Но когда я искренне твердил ему, что он лучше, гораздо лучше Межирова, совсем не мастерство — и его собственное, и межировское — имел я в виду. Плевать мне было на его мастерство!..

Ну, не совсем, конечно, плевать, но главным все-таки было для меня в его песнях то, что превыше всего ценил я в поэзии и что выразил когда-то, давным-давно, озаглавив едва ли не самую первую свою — так и не напечатанную —

статью о поэзии строкой Маяковского: «Сердце с правдой вдвоем».

Саша своими песнями принес в нашу тогдашнюю поэзию то, чего ей больше всего не хватало: правду. И — что, пожалуй, больше всего меня в нем восхищало, — не щадя никого и ничего, он в этих своих песнях не щадил и себя тоже:

…Я пою под закуску и две тысячи грамм. Спину вялую сгорбя, Я ж не просто хулу, А гражданские скорби Сервирую к столу!..

Какой беспощадный автопортрет! И какой — в этой своей беспощадности — точный! Саша был — красавец, гренадерского роста. Но при этом у него и в самом деле была какая-то — увы, совсем не гренадерская — вялая, сгорбленная спина. Но эта «самокритичная» деталь — ничто в сравнении с беспощадной иронией строк о «гражданских скорбях», которые он «сервирует к столу».

Это уже никакой не эпос, а самая настоящая лирика. Как у Некрасова, у которого меня всегда — больше, чем «Парадный подъезд», «Железная дорога» и «Кому на Руси жить хорошо», — трогало именно вот это его лирические «самоедство»:

Я дворянскому нашему роду Чести лирой своей не стяжал. Я таким же далеким народу Умираю, как жить начинал.
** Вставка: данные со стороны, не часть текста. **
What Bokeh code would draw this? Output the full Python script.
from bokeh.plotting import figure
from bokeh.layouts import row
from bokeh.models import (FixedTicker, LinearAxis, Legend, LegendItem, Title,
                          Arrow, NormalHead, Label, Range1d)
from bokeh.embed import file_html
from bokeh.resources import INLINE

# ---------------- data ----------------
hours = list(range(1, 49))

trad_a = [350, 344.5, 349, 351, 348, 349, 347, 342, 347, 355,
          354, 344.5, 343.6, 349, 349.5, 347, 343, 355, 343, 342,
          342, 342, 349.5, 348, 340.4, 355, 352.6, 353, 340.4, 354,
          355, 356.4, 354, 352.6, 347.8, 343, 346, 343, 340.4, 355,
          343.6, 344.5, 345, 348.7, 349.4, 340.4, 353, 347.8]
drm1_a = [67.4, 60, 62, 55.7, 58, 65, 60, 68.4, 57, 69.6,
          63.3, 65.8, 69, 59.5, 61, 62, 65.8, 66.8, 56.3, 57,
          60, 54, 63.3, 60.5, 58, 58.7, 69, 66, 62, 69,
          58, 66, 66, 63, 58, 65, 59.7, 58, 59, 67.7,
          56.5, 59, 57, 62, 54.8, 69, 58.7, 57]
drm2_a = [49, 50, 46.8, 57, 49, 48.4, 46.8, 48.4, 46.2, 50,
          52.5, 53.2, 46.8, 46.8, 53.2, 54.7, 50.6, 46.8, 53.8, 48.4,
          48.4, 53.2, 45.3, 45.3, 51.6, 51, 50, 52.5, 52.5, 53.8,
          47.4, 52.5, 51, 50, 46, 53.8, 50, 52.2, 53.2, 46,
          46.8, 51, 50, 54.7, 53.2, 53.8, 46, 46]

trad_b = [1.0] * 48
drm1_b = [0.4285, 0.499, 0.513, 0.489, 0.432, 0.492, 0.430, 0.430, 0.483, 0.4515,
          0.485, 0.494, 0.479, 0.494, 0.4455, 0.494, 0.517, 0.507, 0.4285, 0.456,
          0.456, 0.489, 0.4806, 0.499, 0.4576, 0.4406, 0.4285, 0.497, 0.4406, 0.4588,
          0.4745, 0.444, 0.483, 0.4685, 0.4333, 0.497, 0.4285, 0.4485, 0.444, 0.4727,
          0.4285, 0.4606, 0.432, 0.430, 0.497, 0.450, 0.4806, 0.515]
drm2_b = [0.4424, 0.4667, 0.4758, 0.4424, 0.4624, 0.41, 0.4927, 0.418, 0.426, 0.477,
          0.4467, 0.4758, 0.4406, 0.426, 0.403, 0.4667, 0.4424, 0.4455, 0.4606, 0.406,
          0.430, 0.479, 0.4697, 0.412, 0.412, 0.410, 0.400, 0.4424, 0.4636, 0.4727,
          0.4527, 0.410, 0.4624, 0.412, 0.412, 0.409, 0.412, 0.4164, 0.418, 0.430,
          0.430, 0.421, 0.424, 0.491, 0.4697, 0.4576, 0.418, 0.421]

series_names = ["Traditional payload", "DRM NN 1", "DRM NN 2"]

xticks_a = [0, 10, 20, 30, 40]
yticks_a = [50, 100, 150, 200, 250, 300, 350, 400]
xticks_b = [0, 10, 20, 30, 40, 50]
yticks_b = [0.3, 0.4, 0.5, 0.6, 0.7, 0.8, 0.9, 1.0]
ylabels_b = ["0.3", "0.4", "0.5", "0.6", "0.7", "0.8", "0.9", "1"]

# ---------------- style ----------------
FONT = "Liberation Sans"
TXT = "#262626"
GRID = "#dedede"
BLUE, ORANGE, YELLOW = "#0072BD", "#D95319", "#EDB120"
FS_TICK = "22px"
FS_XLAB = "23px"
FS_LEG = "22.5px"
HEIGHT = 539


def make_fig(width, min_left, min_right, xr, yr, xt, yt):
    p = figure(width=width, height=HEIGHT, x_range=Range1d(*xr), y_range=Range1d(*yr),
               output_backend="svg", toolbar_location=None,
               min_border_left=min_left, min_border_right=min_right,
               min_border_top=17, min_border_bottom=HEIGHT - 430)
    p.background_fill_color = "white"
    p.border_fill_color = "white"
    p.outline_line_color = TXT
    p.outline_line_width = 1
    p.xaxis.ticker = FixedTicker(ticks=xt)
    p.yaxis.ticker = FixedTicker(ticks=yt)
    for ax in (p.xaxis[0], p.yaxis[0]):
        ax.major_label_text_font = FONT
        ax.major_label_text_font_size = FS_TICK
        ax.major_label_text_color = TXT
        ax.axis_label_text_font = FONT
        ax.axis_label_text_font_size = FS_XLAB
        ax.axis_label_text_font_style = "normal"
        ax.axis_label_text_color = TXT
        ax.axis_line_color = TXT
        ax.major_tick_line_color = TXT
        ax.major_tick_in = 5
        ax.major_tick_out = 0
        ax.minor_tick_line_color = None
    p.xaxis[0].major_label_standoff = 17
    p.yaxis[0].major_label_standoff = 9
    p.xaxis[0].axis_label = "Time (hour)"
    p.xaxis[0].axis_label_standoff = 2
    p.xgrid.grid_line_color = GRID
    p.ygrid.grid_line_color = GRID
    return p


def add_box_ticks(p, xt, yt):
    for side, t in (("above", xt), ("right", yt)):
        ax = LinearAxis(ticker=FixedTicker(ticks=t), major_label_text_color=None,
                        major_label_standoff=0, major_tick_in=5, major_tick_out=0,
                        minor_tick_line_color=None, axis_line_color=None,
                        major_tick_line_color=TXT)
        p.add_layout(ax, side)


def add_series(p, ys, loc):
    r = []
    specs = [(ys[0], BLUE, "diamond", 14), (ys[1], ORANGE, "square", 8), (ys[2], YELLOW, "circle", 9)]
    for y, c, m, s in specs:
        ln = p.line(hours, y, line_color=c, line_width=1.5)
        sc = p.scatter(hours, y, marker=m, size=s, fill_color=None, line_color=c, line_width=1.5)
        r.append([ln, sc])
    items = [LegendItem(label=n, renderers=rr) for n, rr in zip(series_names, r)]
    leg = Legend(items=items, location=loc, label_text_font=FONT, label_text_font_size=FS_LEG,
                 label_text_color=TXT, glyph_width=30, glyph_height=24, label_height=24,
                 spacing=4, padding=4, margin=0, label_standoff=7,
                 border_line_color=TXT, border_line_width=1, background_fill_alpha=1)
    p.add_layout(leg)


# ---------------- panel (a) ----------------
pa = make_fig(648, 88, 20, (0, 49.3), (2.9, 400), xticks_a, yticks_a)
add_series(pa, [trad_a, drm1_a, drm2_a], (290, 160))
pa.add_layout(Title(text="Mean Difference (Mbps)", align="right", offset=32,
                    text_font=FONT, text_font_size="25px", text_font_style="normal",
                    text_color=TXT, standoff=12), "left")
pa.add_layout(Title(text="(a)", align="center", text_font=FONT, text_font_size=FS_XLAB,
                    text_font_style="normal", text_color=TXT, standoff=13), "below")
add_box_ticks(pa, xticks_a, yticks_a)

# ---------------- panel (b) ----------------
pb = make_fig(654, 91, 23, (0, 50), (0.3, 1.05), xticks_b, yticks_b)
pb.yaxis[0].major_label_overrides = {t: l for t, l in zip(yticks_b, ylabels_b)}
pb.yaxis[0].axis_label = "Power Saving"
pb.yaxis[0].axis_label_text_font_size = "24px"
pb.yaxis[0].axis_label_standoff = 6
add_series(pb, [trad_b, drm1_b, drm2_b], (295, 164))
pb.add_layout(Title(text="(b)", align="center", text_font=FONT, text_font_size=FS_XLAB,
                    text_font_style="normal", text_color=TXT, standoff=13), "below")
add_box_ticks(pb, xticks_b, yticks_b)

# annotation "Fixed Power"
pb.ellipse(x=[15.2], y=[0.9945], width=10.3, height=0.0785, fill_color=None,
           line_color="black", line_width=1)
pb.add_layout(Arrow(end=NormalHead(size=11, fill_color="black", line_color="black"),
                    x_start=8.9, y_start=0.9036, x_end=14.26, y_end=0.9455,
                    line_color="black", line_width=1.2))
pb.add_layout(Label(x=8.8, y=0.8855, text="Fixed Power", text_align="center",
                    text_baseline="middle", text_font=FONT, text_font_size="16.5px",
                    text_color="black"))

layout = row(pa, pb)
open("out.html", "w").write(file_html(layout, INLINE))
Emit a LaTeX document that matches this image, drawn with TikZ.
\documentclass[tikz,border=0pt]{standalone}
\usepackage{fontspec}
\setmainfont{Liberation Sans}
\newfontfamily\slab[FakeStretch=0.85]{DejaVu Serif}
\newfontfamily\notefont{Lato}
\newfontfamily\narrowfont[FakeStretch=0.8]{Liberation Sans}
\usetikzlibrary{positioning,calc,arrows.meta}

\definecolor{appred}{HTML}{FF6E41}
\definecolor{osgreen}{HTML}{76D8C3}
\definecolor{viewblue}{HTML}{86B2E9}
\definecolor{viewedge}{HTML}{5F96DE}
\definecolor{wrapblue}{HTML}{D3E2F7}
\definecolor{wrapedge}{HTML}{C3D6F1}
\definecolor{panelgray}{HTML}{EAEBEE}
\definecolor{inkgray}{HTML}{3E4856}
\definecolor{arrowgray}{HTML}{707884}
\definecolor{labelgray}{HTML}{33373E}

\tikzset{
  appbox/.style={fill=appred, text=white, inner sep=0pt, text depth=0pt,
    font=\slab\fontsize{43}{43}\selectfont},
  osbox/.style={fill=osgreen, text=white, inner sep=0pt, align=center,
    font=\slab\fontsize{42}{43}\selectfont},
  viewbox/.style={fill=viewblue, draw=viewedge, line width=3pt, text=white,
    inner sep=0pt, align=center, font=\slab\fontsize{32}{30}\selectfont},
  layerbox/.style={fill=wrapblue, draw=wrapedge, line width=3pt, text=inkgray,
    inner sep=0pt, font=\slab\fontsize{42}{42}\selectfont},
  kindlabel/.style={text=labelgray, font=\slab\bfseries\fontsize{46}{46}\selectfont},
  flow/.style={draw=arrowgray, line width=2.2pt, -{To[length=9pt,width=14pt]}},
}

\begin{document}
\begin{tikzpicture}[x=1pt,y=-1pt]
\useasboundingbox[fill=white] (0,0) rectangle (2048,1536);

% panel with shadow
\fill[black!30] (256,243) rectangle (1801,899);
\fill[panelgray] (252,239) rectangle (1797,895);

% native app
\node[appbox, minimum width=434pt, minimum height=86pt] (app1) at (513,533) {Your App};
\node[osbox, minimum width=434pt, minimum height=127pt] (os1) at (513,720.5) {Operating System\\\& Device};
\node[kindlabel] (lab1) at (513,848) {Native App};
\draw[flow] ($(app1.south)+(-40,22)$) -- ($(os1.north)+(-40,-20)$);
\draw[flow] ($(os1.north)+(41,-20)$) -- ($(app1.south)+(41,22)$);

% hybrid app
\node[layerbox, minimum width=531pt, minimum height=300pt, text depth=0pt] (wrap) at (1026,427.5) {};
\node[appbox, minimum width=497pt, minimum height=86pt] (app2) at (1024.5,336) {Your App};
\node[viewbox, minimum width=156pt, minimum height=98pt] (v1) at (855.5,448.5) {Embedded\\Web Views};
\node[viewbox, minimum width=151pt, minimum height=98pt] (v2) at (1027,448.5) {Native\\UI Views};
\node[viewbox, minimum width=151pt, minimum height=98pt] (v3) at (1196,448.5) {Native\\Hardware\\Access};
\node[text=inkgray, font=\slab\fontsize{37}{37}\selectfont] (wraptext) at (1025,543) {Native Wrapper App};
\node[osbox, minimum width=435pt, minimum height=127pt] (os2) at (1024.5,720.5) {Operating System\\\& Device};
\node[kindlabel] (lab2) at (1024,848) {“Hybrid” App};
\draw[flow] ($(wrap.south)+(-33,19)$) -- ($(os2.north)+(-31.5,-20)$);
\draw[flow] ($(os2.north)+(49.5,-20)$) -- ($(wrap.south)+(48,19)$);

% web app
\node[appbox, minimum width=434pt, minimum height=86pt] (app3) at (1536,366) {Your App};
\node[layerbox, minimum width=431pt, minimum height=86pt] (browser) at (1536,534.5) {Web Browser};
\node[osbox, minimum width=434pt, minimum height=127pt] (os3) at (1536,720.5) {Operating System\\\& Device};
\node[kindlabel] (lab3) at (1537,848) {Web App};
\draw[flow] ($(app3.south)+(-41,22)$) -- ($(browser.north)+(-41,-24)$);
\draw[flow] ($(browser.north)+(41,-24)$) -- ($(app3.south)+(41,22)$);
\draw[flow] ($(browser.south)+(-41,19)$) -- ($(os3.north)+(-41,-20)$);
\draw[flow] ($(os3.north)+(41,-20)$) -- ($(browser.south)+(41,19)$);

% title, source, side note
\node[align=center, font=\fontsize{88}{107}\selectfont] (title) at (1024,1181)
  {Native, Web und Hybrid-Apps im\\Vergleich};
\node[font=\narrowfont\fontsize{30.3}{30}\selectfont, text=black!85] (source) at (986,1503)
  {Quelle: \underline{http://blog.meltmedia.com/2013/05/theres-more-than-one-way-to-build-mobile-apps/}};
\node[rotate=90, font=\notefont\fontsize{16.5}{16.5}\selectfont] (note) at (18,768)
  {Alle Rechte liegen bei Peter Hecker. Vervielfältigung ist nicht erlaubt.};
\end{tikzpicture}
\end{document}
Кстати, в Сашиных песнях мне постоянно слышалась откровенная перекличка с Некрасовым. Концовка одной из самых моих любимых — «Как пить на троих» — была, как мне казалась, прямым ответом на хрестоматийное некрасовское: «Ты проснешься ль, исполненный сил?!»:

Куется ему награда. Готовит харчи Нарпит. Не трожьте его! Не надо! Пускай человек поспит!..

Ну а что касается дворянского некрасовского самобичевания («Я таким же далеким народу умираю, как жить начинал…»), то оно стало у Саши едва ли не главной его лирической темой. По сути — лирической, но, в соответствии с природой его дарования, вылившейся в сугубо эпическую форму:

Все завидовали мне: «Эко денег!» Был загадкой я для старцев и стариц. Говорили про меня: «Академик!» Говорили: «Генерал-иностранец!»… Доминошники стучали в запале, Привалившись к покорёбанной пальме; Старцы в чесанках с галошами спали Прямо в холле, как в общественной спальне. Я неслышно проходил: «Англичанин!» Я козла не забивал: «Академик!» И звонки мои в Москву обличали: «Эко денег у него, эко денег!» И казалось мне, что вздор этот вечен. Неподвижен, словно солнце в зените… И когда я говорил: «Добрый вечер!», Отвечали старики: «Извините». И кивали, как глухие глухому, Улыбаясь не губами, а краем: «Мы, мол, вовсе не хотим по-плохому, Но как надо, извините, не знаем…»

Песня называлась: «Баллада о стариках и старухах, с которыми я вместе жил и лечился в санатории областного совета профсоюза в 110 км от Москвы». И Саша клялся, что ничего в ней не придумал, всё было в точности так, как он это описал, — один к одному.

Однажды даже он припомнил такую занятную подробность. В этот «санаторий областного совета профсоюза» приехали как-то из Москвы навестить его друзья. И был среди них — молодой полковник, то ли друг этих Сашиных гостей, то ли родственник. И вот — проходя через этот самый холл, где «старцы в чесанках с галошами спали, как в общественной спальне», — Саша вдруг хлопнул себя по карману пиджака и с огорчением убедился, что забыл у себя в номере сигареты. И тут этот полковник — высоченный красавец в серой каракулевой полковничьей папахе — быстро подхватился, рысью вернулся в Сашин номер и через минуту, слегка запыхавшись, принес Саше его сигареты. Ну и тут уж, понятно, у всех, кто оказался свидетелем этой сцены, а также у тех, кто её свидетелями не был, но кому о ней потом, безусловно, рассказали, — совсем уже не осталось никаких сомнений, что странный этот человек, который ни в кино не ходит, ни козла не забивает, конечно же, то ли академик, то ли генерал-иностранец, а вернее всего — и академик, и генерал, и иностранец, и Бог его знает, кто он там еще, если полковники у него на побегушках.